The Austrian environmental organisation Global 2000 has criticised the announcement by the Czech foreign minister Jan Kavan, to have civic intelligence services monitor the activities of Czech and Austrian environmental groups opposed to the completion of the Temelin nuclear power station in Southern Bohemia. According to Global 2000, such proposal is absurd and defying democratic principles. The Austrian APA agency quoted the spokesman of Global 2000, Oliver Korschil, as saying that instead of discussing alternative solutions to Temelin, Kavan would like to have all environmentalists labelled as potential terrorists. Global 2000 has demanded that the Czech government distances itself from Kavan's intention and takes seriously Austria's objections against the completion of the Temelin nuclear power plant.
Czech president Vaclav Havel travels to Berlin today, to attend a conference on the future of Europe, entitled Europe - A Culture of Shared Problems. Havel will give an opening speech to one of the two themes of the conference, which is organised under the auspices of the German president Roman Gerzog and will be attended by about 130 renown European personalities, including the former German chancellor Helmut Kohl, Polish foreign minister Bronislaw Geremek and the former British trade and industry minister, Peter Mandelson. The theme addressed by Havel will be the contribution to Europe's political culture of the liberation of central and eastern European countries from totalitarian oppression. The second theme will be the spiritual development of Europe during the post war decades of freedom and prosperity.

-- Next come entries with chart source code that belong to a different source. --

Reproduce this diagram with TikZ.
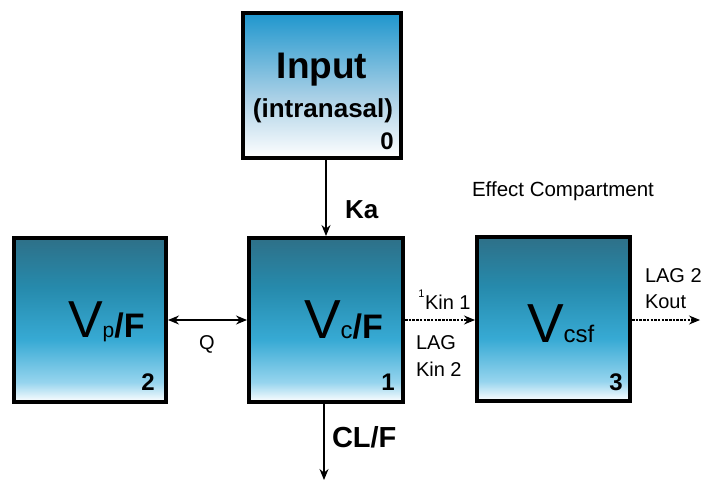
\documentclass[tikz,border=0pt]{standalone}
\usepackage{fontspec}
\setmainfont{Liberation Sans}
\usetikzlibrary{arrows.meta}
\definecolor{cA}{RGB}{46,112,136}
\definecolor{cB}{RGB}{38,138,172}
\definecolor{cC}{RGB}{55,170,212}
\definecolor{cD}{RGB}{150,212,238}
\definecolor{iA}{RGB}{30,150,205}
\definecolor{iB}{RGB}{120,180,215}
\pgfdeclareverticalshading{vshade}{100bp}{color(0bp)=(white); color(25bp)=(white); color(31bp)=(cD); color(44bp)=(cC); color(60bp)=(cB); color(75bp)=(cA); color(100bp)=(cA)}
\pgfdeclareverticalshading{ishade}{100bp}{color(0bp)=(white); color(25bp)=(white); color(45bp)=(iB!60!white); color(75bp)=(iA); color(100bp)=(iA)}
\tikzset{
  box/.style={draw=black, line width=4pt, shading=vshade, inner sep=0pt},
  inbox/.style={draw=black, line width=4pt, shading=ishade, inner sep=0pt},
  txt/.style={inner sep=0pt, outer sep=0pt},
  arr/.style={line width=1.3pt, -{Stealth[length=11pt,width=9pt]}},
  darr/.style={line width=1.3pt, {Stealth[length=11pt,width=9pt]}-{Stealth[length=11pt,width=9pt]}},
  dsh/.style={line width=1.1pt, dash pattern=on 2.5pt off 1.2pt, -{Stealth[length=11pt,width=9pt]}},
  num/.style={txt, font=\bfseries\fontsize{24}{24}\selectfont},
  lbl/.style={txt, anchor=west, font=\fontsize{20}{20}\selectfont}
}
\begin{document}
\begin{tikzpicture}[x=1pt,y=-1pt]
\useasboundingbox (0,0) rectangle (708,481);
% boxes
\node[inbox, minimum width=158pt, minimum height=145pt] (Input) at (322,85.5) {};
\node[box, minimum width=152pt, minimum height=164pt] (Vp) at (90,320) {};
\node[box, minimum width=154pt, minimum height=164pt] (Vc) at (326,320) {};
\node[box, minimum width=153pt, minimum height=164pt] (Vcsf) at (553.5,319) {};
% box texts
\node[txt, font=\bfseries\fontsize{37}{37}\selectfont] (tin) at (322,70) {Input};
\node[txt, font=\bfseries\fontsize{26}{26}\selectfont] (tin2) at (323,111) {(intranasal)};
\node[num] (n0) at (387,141) {0};
\node[txt, anchor=base west] (tvp) at (68,337) {\fontsize{52}{52}\selectfont V\fontsize{21}{21}\selectfont p\bfseries\fontsize{34}{34}\selectfont/F};
\node[txt, anchor=base west] (tvc) at (304,338) {\fontsize{55}{55}\selectfont V\fontsize{24}{24}\selectfont c\bfseries\fontsize{34}{34}\selectfont/F};
\node[txt, anchor=base west] (tvcsf) at (527,342) {\fontsize{55}{55}\selectfont V\fontsize{24}{24}\selectfont csf};
\node[num] (n2) at (148,382) {2};
\node[num] (n1) at (388,382) {1};
\node[num] (n3) at (616,382) {3};
% connectors
\draw[arr] (Vc.north |- Input.south) -- (Vc.north);
\draw[darr] (Vp.east) -- (Vc.west);
\draw[dsh] (Vc.east) -- (Vcsf.west |- Vc.east);
\coordinate (outend) at (700,320);
\draw[dsh] (Vcsf.east |- outend) -- (outend);
\coordinate (clend) at (324,480);
\draw[arr] (Vc.south -| clend) -- (clend);
% labels
\node[txt, anchor=west, font=\bfseries\fontsize{26}{26}\selectfont] (ka) at (345,210) {Ka};
\node[txt, font=\fontsize{20}{20}\selectfont] (q) at (207,344) {Q};
\node[lbl] (kin1) at (425,302) {Kin 1};
\node[txt, anchor=east, font=\fontsize{11}{11}\selectfont] (sup1) at (424.5,294) {1};
\node[lbl] (lag) at (416,343) {LAG};
\node[lbl] (kin2) at (416,369) {Kin 2};
\node[lbl] (lag2) at (645,276) {LAG 2};
\node[lbl] (kout) at (645,302) {Kout};
\node[txt, font=\fontsize{20.5}{20.5}\selectfont] (eff) at (563,191) {Effect Compartment};
\node[txt, anchor=west, font=\bfseries\fontsize{29}{29}\selectfont] (cl) at (332,437) {CL/F};
\end{tikzpicture}
\end{document}
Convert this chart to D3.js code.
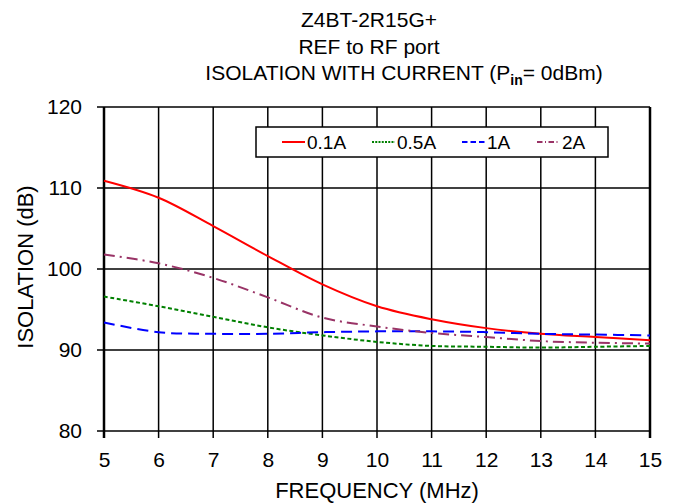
<!DOCTYPE html>
<html><head><meta charset="utf-8">
<script src="https://cdn.jsdelivr.net/npm/d3@7"></script>
<style>body{margin:0;background:#fff}svg{display:block}text{font-family:"Liberation Sans",Arial,sans-serif;fill:#000}</style>
</head><body><svg id="c" width="679" height="504"></svg>
<script>
const freq = [5,6,7,8,9,10,11,12,13,14,15];
const iso01 = [110.9,108.8,105.3,101.6,98.1,95.4,93.8,92.7,92.0,91.6,91.2];
const iso05 = [96.6,95.4,94.1,92.8,91.8,91.0,90.5,90.4,90.3,90.4,90.5];
const iso1  = [93.4,92.2,92.0,92.0,92.2,92.3,92.3,92.2,92.0,91.9,91.8];
const iso2  = [101.8,100.7,98.9,96.5,94.0,92.9,92.1,91.6,91.1,90.9,90.8];
const seriesNames = ["0.1A","0.5A","1A","2A"];
const xTicks = [5,6,7,8,9,10,11,12,13,14,15];
const yTicks = [80,90,100,110,120];

const styles = [
  {c:"#ff0000", d:null},
  {c:"#008000", d:"4,2.5"},
  {c:"#0000ff", d:"11,6"},
  {c:"#993366", d:"11,5,2,5"}
];
const data = [iso01, iso05, iso1, iso2];

const svg = d3.select("#c");
const L=104, R=650, T=107, B=431;
const x = d3.scaleLinear().domain([5,15]).range([L,R]);
const y = d3.scaleLinear().domain([80,120]).range([B,T]);

// grid
const g = svg.append("g");
g.selectAll(".vg").data(xTicks).join("line")
  .attr("x1",d=>x(d)).attr("x2",d=>x(d)).attr("y1",T).attr("y2",B+7)
  .attr("stroke","#000").attr("stroke-width",1.5);
g.selectAll(".hg").data(yTicks).join("line")
  .attr("x1",L-7).attr("x2",R).attr("y1",d=>y(d)).attr("y2",d=>y(d))
  .attr("stroke","#000").attr("stroke-width",1.5);
g.append("line").attr("x1",L).attr("x2",L).attr("y1",T).attr("y2",B+7).attr("stroke","#000").attr("stroke-width",2.5);
g.append("line").attr("x1",R).attr("x2",R).attr("y1",T).attr("y2",B+7).attr("stroke","#000").attr("stroke-width",2.5);

// axes labels via d3 axes (text only)
const xa = svg.append("g").attr("transform",`translate(0,${B})`)
  .call(d3.axisBottom(x).tickValues(xTicks).tickFormat(d3.format("d")).tickSize(0).tickPadding(21));
xa.select(".domain").remove();
xa.selectAll("text").style("font-size","21px").style("font-family","Liberation Sans, Arial, sans-serif");
const ya = svg.append("g").attr("transform",`translate(${L},0)`)
  .call(d3.axisLeft(y).tickValues(yTicks).tickFormat(d3.format("d")).tickSize(0).tickPadding(22));
ya.select(".domain").remove();
ya.selectAll("text").style("font-size","21px").style("font-family","Liberation Sans, Arial, sans-serif");

// lines
const line = d3.line().x((d,i)=>x(freq[i])).y(d=>y(d)).curve(d3.curveCatmullRom.alpha(0.5));
data.forEach((s,i)=>{
  svg.append("path").attr("d",line(s)).attr("fill","none")
    .attr("stroke",styles[i].c).attr("stroke-width",2)
    .attr("stroke-dasharray",styles[i].d);
});

// legend
const lg = svg.append("g");
lg.append("rect").attr("x",256).attr("y",127).attr("width",352).attr("height",30)
  .attr("fill","#fff").attr("stroke","#000").attr("stroke-width",1.5);
const lx = [282,372,462,537];
seriesNames.forEach((n,i)=>{
  lg.append("line").attr("x1",lx[i]).attr("x2",lx[i]+23).attr("y1",142).attr("y2",142)
    .attr("stroke",styles[i].c).attr("stroke-width",2).attr("stroke-dasharray",styles[i].d?styles[i].d.split(",").map(v=>v*0.5).join(","):null);
  lg.append("text").attr("x",lx[i]+25).attr("y",149).style("font-size","19px").text(n);
});

// titles
const cx = 369;
svg.append("text").attr("x",cx).attr("y",27).attr("text-anchor","middle").style("font-size","21px").text("Z4BT-2R15G+");
svg.append("text").attr("x",cx).attr("y",54).attr("text-anchor","middle").style("font-size","21px").text("REF to RF port");
const t3 = svg.append("text").attr("x",404).attr("y",80).attr("text-anchor","middle").style("font-size","21px");
t3.append("tspan").text("ISOLATION WITH CURRENT (P");
t3.append("tspan").attr("dy",5).style("font-size","14px").style("font-weight","bold").text("in");
t3.append("tspan").attr("dy",-5).text("= 0dBm)");

svg.append("text").attr("x",377).attr("y",498).attr("text-anchor","middle").style("font-size","22px").text("FREQUENCY (MHz)");
svg.append("text").attr("transform","translate(33,267) rotate(-90)").attr("text-anchor","middle").style("font-size","22px").text("ISOLATION (dB)");
</script></body></html>
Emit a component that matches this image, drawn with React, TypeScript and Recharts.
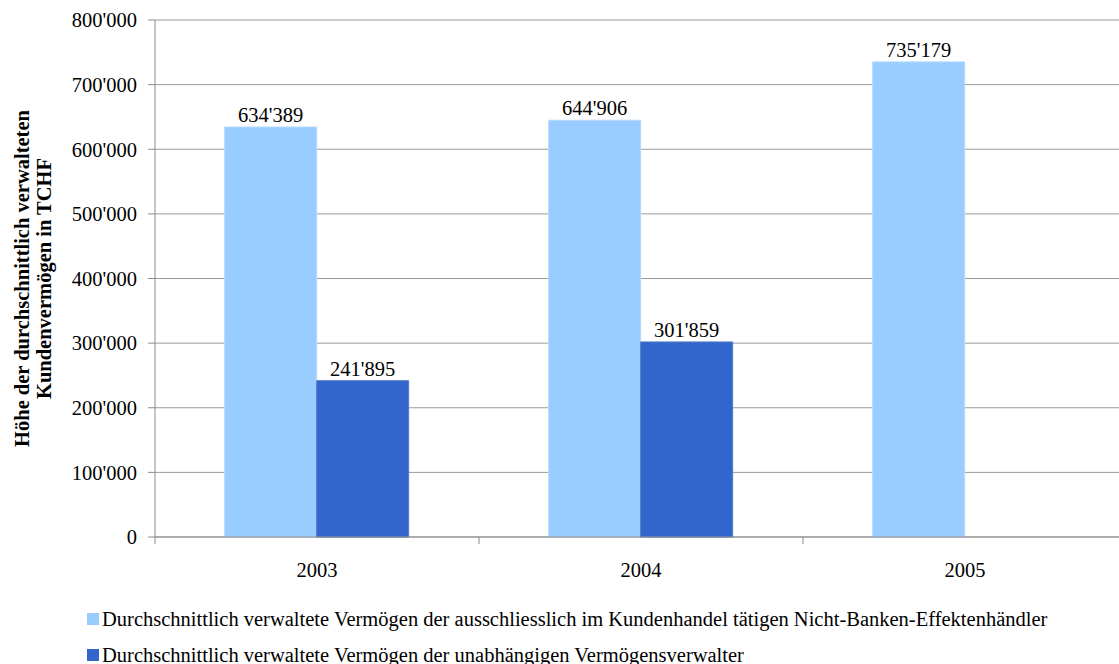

Czech national bank isn't , according to analysts, responsible for the current economic recession, as is suggested in the Government report, which has blamed the recession on the bank's restrictive policies. Martin Kupka from Reiffesenbank believes that the main reason for the deepening of the economic recession in the country, is the slow pace of the restructuring process. The Czech National Bank's restrictive policies prevent the consequences of the slow restructuring process to be reflected in the growing macro-economic imbalance. However, the report suggests that the bank's policy hasn't been very efficient, pointing out that the 1997 inflation rate was 8.5 percent, while the 1998 rate was 10.7 percent.
Similar to the rest of Europe, which has been tormented by heavy snow fall and avalanches in mountain areas, Czech mountain and ski resorts, too, had to issue avalanche warnings and many ski resorts in Krkonose mountains in the north had to be closed completely. The recent avalanches in France, Italy, Switzerland and Austria have claimed at least 20 lives, with many people still unaccounted for.
And finally the weather. Today should be bright or partially cloudy, with occasional snow showers. Day temperatures should be at 0 degrees Celsius, night highs from -2 to -6 degrees Celsius.
I'm Marketa Atanasova and that's the end of the news.